(Written instruction)
Copy out the data exactly, leaving the pictures behind.

####

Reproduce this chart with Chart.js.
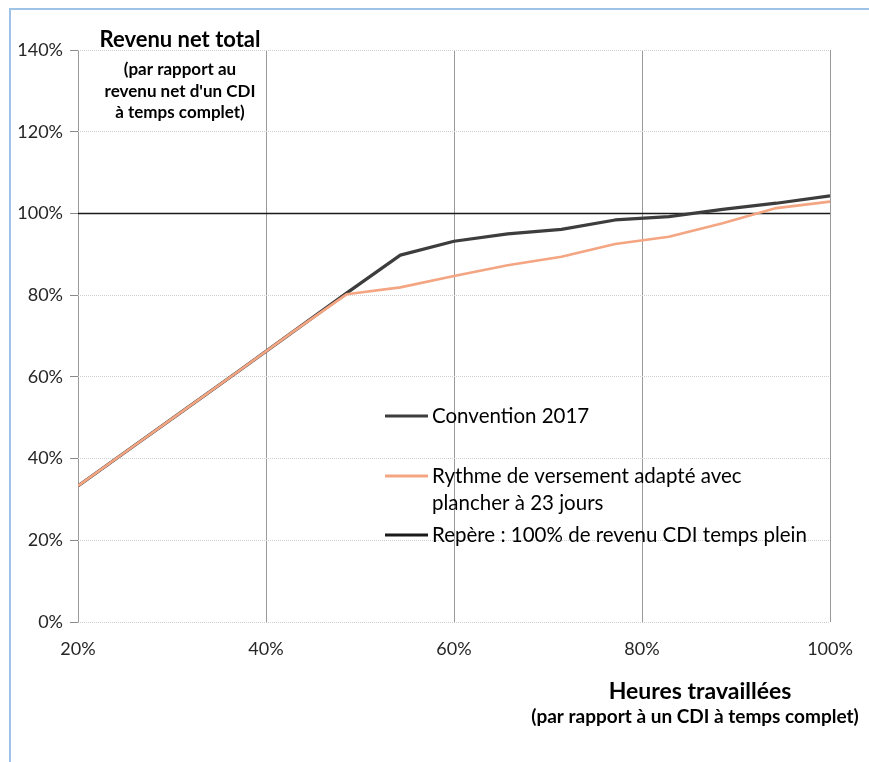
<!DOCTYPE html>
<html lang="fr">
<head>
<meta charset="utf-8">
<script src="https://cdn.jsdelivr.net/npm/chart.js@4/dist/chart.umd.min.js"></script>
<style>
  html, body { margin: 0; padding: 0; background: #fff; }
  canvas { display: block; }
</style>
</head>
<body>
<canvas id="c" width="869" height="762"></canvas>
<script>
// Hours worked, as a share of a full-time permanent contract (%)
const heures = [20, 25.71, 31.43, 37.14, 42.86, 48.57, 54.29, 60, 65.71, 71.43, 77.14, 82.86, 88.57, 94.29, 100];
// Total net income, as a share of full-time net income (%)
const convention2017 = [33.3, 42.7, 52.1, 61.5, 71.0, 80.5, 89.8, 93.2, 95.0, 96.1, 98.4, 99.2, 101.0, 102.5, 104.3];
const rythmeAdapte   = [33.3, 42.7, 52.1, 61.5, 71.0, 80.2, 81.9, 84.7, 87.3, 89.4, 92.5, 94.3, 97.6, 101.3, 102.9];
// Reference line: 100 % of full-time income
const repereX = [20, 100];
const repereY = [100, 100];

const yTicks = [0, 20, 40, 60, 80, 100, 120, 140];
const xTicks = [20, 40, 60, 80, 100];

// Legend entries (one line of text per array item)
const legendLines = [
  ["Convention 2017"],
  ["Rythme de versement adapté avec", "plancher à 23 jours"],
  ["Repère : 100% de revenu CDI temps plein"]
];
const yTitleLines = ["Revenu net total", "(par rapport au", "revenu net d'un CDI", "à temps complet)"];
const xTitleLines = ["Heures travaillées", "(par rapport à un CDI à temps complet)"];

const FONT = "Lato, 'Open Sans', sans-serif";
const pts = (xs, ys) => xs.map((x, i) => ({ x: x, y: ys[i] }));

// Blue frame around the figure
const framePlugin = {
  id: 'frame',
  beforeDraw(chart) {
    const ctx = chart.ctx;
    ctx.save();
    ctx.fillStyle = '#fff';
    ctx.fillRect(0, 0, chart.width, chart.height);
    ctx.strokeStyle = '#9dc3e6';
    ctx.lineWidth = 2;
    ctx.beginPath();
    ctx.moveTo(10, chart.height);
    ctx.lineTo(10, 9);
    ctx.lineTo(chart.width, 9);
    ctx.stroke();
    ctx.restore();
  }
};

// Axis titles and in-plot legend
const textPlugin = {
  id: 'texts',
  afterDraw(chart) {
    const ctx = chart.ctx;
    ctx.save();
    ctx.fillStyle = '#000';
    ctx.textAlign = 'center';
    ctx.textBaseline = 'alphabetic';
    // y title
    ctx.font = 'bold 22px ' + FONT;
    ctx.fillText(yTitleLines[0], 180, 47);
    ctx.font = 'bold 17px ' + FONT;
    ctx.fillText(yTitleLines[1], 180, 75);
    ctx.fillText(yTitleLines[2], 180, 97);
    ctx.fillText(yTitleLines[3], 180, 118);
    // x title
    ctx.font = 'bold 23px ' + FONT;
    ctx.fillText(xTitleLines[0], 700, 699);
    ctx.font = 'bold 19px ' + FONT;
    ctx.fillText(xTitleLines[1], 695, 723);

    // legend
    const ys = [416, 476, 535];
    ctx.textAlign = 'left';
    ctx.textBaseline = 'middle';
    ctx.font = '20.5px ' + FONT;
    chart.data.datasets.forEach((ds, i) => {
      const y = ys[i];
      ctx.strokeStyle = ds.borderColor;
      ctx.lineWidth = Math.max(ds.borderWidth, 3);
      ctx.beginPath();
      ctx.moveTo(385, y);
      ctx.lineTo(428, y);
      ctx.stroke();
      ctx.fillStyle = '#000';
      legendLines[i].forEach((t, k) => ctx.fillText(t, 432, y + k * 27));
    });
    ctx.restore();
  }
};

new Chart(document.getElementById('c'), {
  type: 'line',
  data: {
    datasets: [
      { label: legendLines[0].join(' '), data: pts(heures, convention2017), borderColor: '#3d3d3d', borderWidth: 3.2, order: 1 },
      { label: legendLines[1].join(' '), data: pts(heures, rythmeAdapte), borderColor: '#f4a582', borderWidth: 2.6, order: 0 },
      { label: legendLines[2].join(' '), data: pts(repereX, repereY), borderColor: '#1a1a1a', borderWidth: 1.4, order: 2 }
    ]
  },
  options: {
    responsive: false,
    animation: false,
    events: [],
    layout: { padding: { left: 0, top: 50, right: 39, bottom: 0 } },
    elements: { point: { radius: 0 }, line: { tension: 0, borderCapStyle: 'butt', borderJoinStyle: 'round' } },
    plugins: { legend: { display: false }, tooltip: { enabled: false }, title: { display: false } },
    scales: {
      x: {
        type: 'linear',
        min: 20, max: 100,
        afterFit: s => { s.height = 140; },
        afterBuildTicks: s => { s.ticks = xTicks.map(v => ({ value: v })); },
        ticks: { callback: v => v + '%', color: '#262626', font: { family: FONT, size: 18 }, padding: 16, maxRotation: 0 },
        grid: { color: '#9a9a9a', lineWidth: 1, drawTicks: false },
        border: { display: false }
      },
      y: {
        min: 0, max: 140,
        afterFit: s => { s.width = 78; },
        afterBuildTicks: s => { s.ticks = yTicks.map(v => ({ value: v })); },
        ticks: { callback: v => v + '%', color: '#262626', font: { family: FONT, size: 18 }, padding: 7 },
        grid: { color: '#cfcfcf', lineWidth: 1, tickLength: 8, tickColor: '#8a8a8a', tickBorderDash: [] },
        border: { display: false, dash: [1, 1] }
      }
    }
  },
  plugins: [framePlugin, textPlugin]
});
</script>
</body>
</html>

####

(Exercise output)
Reproduce this chart with Chart.js.
<!DOCTYPE html>
<html lang="fr">
<head>
<meta charset="utf-8">
<script src="https://cdn.jsdelivr.net/npm/chart.js@4/dist/chart.umd.min.js"></script>
<style>
  html, body { margin: 0; padding: 0; background: #fff; }
  canvas { display: block; }
</style>
</head>
<body>
<canvas id="c" width="869" height="762"></canvas>
<script>
// Hours worked, as a share of a full-time permanent contract (%)
const heures = [20, 25.71, 31.43, 37.14, 42.86, 48.57, 54.29, 60, 65.71, 71.43, 77.14, 82.86, 88.57, 94.29, 100];
// Total net income, as a share of full-time net income (%)
const convention2017 = [33.3, 42.7, 52.1, 61.5, 71.0, 80.5, 89.8, 93.2, 95.0, 96.1, 98.4, 99.2, 101.0, 102.5, 104.3];
const rythmeAdapte   = [33.3, 42.7, 52.1, 61.5, 71.0, 80.2, 81.9, 84.7, 87.3, 89.4, 92.5, 94.3, 97.6, 101.3, 102.9];
// Reference line: 100 % of full-time income
const repereX = [20, 100];
const repereY = [100, 100];

const yTicks = [0, 20, 40, 60, 80, 100, 120, 140];
const xTicks = [20, 40, 60, 80, 100];

// Legend entries (one line of text per array item)
const legendLines = [
  ["Convention 2017"],
  ["Rythme de versement adapté avec", "plancher à 23 jours"],
  ["Repère : 100% de revenu CDI temps plein"]
];
const yTitleLines = ["Revenu net total", "(par rapport au", "revenu net d'un CDI", "à temps complet)"];
const xTitleLines = ["Heures travaillées", "(par rapport à un CDI à temps complet)"];

const FONT = "Lato, 'Open Sans', sans-serif";
const pts = (xs, ys) => xs.map((x, i) => ({ x: x, y: ys[i] }));

// Blue frame around the figure
const framePlugin = {
  id: 'frame',
  beforeDraw(chart) {
    const ctx = chart.ctx;
    ctx.save();
    ctx.fillStyle = '#fff';
    ctx.fillRect(0, 0, chart.width, chart.height);
    ctx.strokeStyle = '#9dc3e6';
    ctx.lineWidth = 2;
    ctx.beginPath();
    ctx.moveTo(10, chart.height);
    ctx.lineTo(10, 9);
    ctx.lineTo(chart.width, 9);
    ctx.stroke();
    ctx.restore();
  }
};

// Axis titles and in-plot legend
const textPlugin = {
  id: 'texts',
  afterDraw(chart) {
    const ctx = chart.ctx;
    ctx.save();
    ctx.fillStyle = '#000';
    ctx.textAlign = 'center';
    ctx.textBaseline = 'alphabetic';
    // y title
    ctx.font = 'bold 22px ' + FONT;
    ctx.fillText(yTitleLines[0], 180, 47);
    ctx.font = 'bold 17px ' + FONT;
    ctx.fillText(yTitleLines[1], 180, 75);
    ctx.fillText(yTitleLines[2], 180, 97);
    ctx.fillText(yTitleLines[3], 180, 118);
    // x title
    ctx.font = 'bold 23px ' + FONT;
    ctx.fillText(xTitleLines[0], 700, 699);
    ctx.font = 'bold 19px ' + FONT;
    ctx.fillText(xTitleLines[1], 695, 723);

    // legend
    const ys = [416, 476, 535];
    ctx.textAlign = 'left';
    ctx.textBaseline = 'middle';
    ctx.font = '20.5px ' + FONT;
    chart.data.datasets.forEach((ds, i) => {
      const y = ys[i];
      ctx.strokeStyle = ds.borderColor;
      ctx.lineWidth = Math.max(ds.borderWidth, 3);
      ctx.beginPath();
      ctx.moveTo(385, y);
      ctx.lineTo(428, y);
      ctx.stroke();
      ctx.fillStyle = '#000';
      legendLines[i].forEach((t, k) => ctx.fillText(t, 432, y + k * 27));
    });
    ctx.restore();
  }
};

new Chart(document.getElementById('c'), {
  type: 'line',
  data: {
    datasets: [
      { label: legendLines[0].join(' '), data: pts(heures, convention2017), borderColor: '#3d3d3d', borderWidth: 3.2, order: 1 },
      { label: legendLines[1].join(' '), data: pts(heures, rythmeAdapte), borderColor: '#f4a582', borderWidth: 2.6, order: 0 },
      { label: legendLines[2].join(' '), data: pts(repereX, repereY), borderColor: '#1a1a1a', borderWidth: 1.4, order: 2 }
    ]
  },
  options: {
    responsive: false,
    animation: false,
    events: [],
    layout: { padding: { left: 0, top: 50, right: 39, bottom: 0 } },
    elements: { point: { radius: 0 }, line: { tension: 0, borderCapStyle: 'butt', borderJoinStyle: 'round' } },
    plugins: { legend: { display: false }, tooltip: { enabled: false }, title: { display: false } },
    scales: {
      x: {
        type: 'linear',
        min: 20, max: 100,
        afterFit: s => { s.height = 140; },
        afterBuildTicks: s => { s.ticks = xTicks.map(v => ({ value: v })); },
        ticks: { callback: v => v + '%', color: '#262626', font: { family: FONT, size: 18 }, padding: 16, maxRotation: 0 },
        grid: { color: '#9a9a9a', lineWidth: 1, drawTicks: false },
        border: { display: false }
      },
      y: {
        min: 0, max: 140,
        afterFit: s => { s.width = 78; },
        afterBuildTicks: s => { s.ticks = yTicks.map(v => ({ value: v })); },
        ticks: { callback: v => v + '%', color: '#262626', font: { family: FONT, size: 18 }, padding: 7 },
        grid: { color: '#cfcfcf', lineWidth: 1, tickLength: 8, tickColor: '#8a8a8a', tickBorderDash: [] },
        border: { display: false, dash: [1, 1] }
      }
    }
  },
  plugins: [framePlugin, textPlugin]
});
</script>
</body>
</html>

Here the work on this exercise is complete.